Le service des douanes, qui reste présent dans ces zones 24h/24 et 7j/7, a le droit de mener des contrôles programmés ou aléatoires des locaux et des inventaires des entreprises qui y sont situées. Les marchandises entrant dans les zones franches doivent obligatoirement appartenir à une société enregistrée. Les importations et exportations ainsi que les opérations de transit entre les zones sont gérées à travers le système douanier automatisé ainsi que via le système informatique de l’administration fiscale. Des indicateurs de risque spécifiques conçus pour cibler les risques les plus courants dans les zones franches ont été incorporés dans le moteur de gestion des risques douaniers. Par exemple, lorsque des marchandises sont importées depuis une zone franche, le point de sortie doit être indiqué sur la déclaration en douane.

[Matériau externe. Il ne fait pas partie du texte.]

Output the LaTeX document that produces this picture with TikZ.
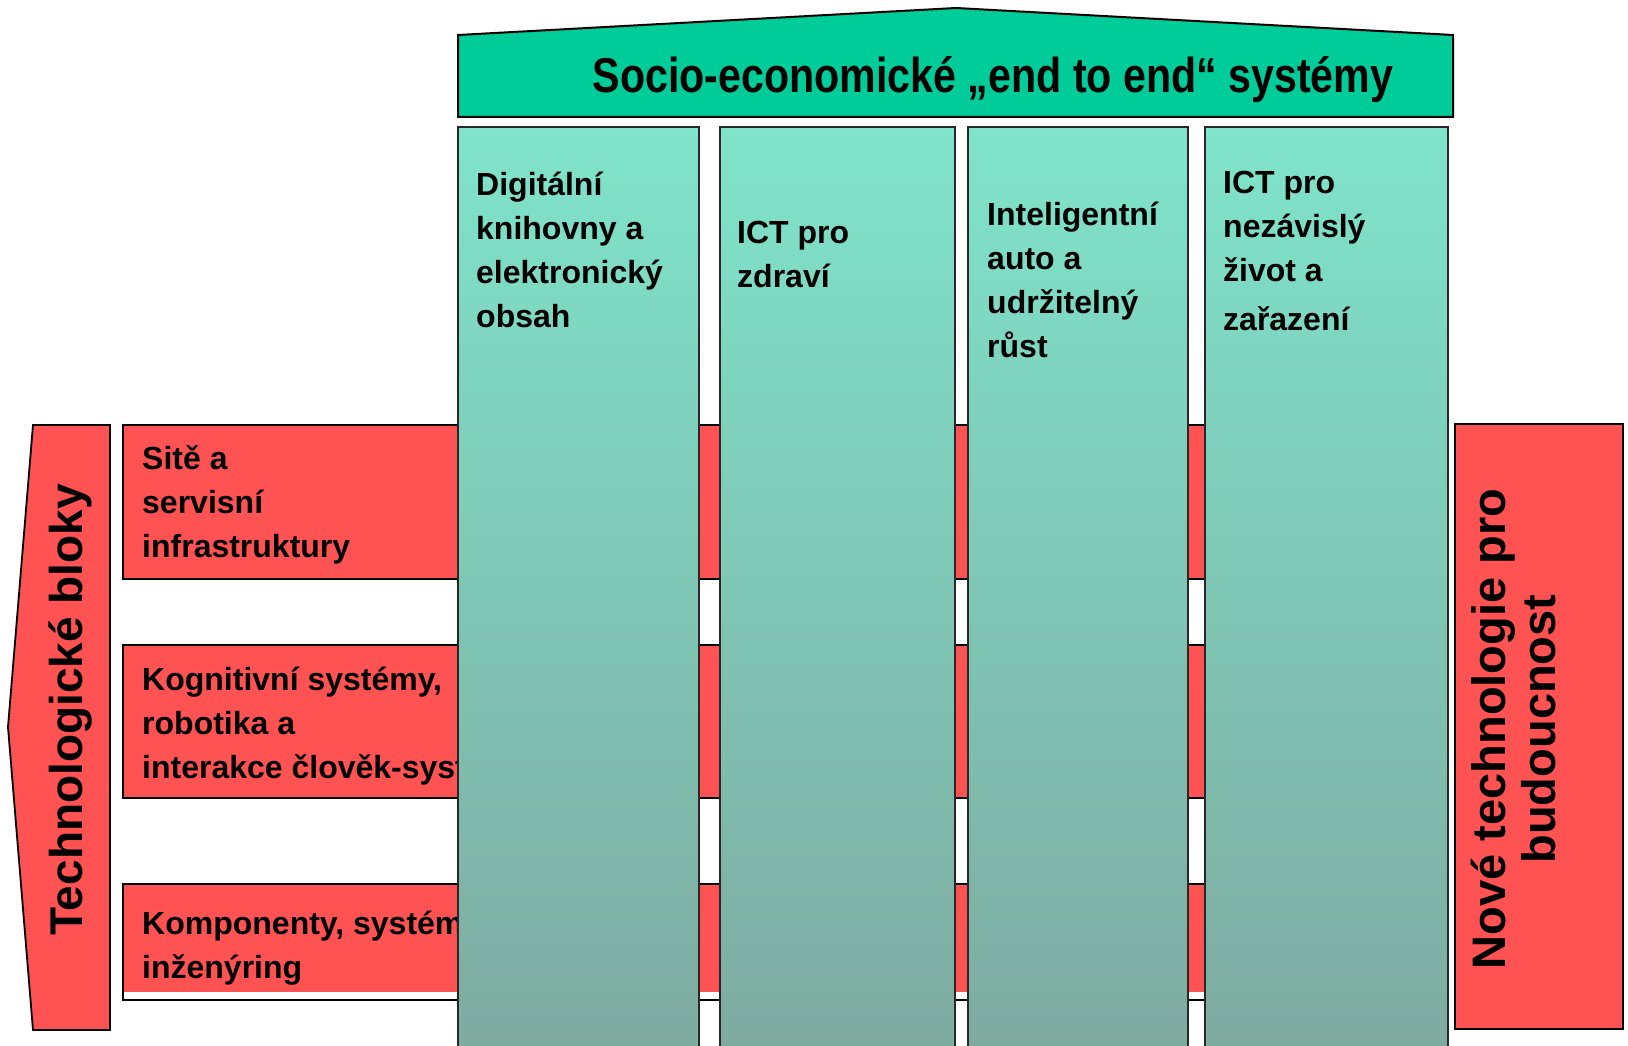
\documentclass[tikz,border=0pt]{standalone}
\usepackage{fontspec}
\setmainfont{Liberation Sans}
\usepackage{graphicx}
\definecolor{barred}{RGB}{255,82,82}
\definecolor{housegreen}{RGB}{0,204,153}
\definecolor{coltop}{RGB}{127,228,202}
\definecolor{colbot}{RGB}{127,170,160}
\definecolor{colline}{RGB}{40,40,40}
\begin{document}
\begin{tikzpicture}[x=1pt,y=-1pt,
  redshape/.style={fill=barred, draw=black, line width=1.8pt},
  barbox/.style={fill=barred, draw=black, line width=1.6pt},
  colbox/.style={top color=coltop, bottom color=colbot, draw=colline, line width=1.5pt},
  housebox/.style={fill=housegreen, draw=black, line width=2pt},
  txt/.style={font=\bfseries\fontsize{32}{44}\selectfont, align=left, inner sep=0pt, anchor=base west},
  bigtxt/.style={font=\bfseries\fontsize{47}{50}\selectfont, inner sep=0pt, anchor=base, align=center},
  ]
\useasboundingbox (0,0) rectangle (1628,1046);
\fill[white] (0,0) rectangle (1628,1046);

% left arrow
\draw[redshape] (33,425) -- (110,425) -- (110,1030) -- (33,1030) -- (8,727) -- cycle;
\node[bigtxt, rotate=90, font=\bfseries\fontsize{46}{50}\selectfont] (tb) at (82,710) {Technologické bloky};

% right box
\draw[redshape] (1455,424) rectangle (1623,1029);
\node[bigtxt, rotate=90] (nt) at (1555,729) {Nové technologie pro\\budoucnost};

% horizontal bars
\draw[barbox] (123,425) rectangle (1300,579);
\draw[barbox] (123,645) rectangle (1300,798);
\fill[white] (123,884) rectangle (1300,1000);
\fill[barred] (123,884) rectangle (1300,992);
\draw[black, line width=1.6pt] (123,884) rectangle (1300,1000);

\begin{scope}
\clip (0,0) rectangle (458,1046);
\node[txt] (b1) at (142,557) {Sitě a\\servisní\\infrastruktury};
\node[txt] (b2) at (142,778) {Kognitivní systémy,\\robotika a\\interakce člověk-systém};
\node[txt] (b3) at (142,978) {Komponenty, systémy,\\inženýring};
\end{scope}

% columns
\draw[colbox] (458,127) rectangle (699,1052);
\draw[colbox] (720,127) rectangle (955,1052);
\draw[colbox] (968,127) rectangle (1188,1052);
\draw[colbox] (1205,127) rectangle (1448,1052);

\node[txt] (c1) at (476,327) {Digitální\\knihovny a\\elektronický\\obsah};
\node[txt] (c2) at (737,287) {ICT pro\\zdraví};
\node[txt] (c3) at (987,357) {Inteligentní\\auto a\\udržitelný\\růst};
\node[txt] (c4) at (1223,330) {ICT pro\\nezávislý\\život a\\[5pt]zařazení};

% roof
\draw[housebox] (458,117) -- (458,35) -- (956,8) -- (1453,35) -- (1453,117) -- cycle;
\node[font=\bfseries\fontsize{49}{50}\selectfont, inner sep=0pt, anchor=base] (title) at (993,93) {\scalebox{0.84}[1]{Socio-economické „end to end“ systémy}};
\end{tikzpicture}
\end{document}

[1] Loi nationale n° 24.425.

[2] Loi nationale n° 25.986 et loi modificative n° 26.458.

[3] Les importations parallèles (ou produits du marché gris) désignent les produits portant une marque de fabrique qui sont importés sur un marché donné et qui y sont vendus sans que le propriétaire de la marque ait donné son consentement pour ce marché.

[4] En l’occurrence, l’Institut national de la propriété intellectuelle (INPI). Loi n° 24.481.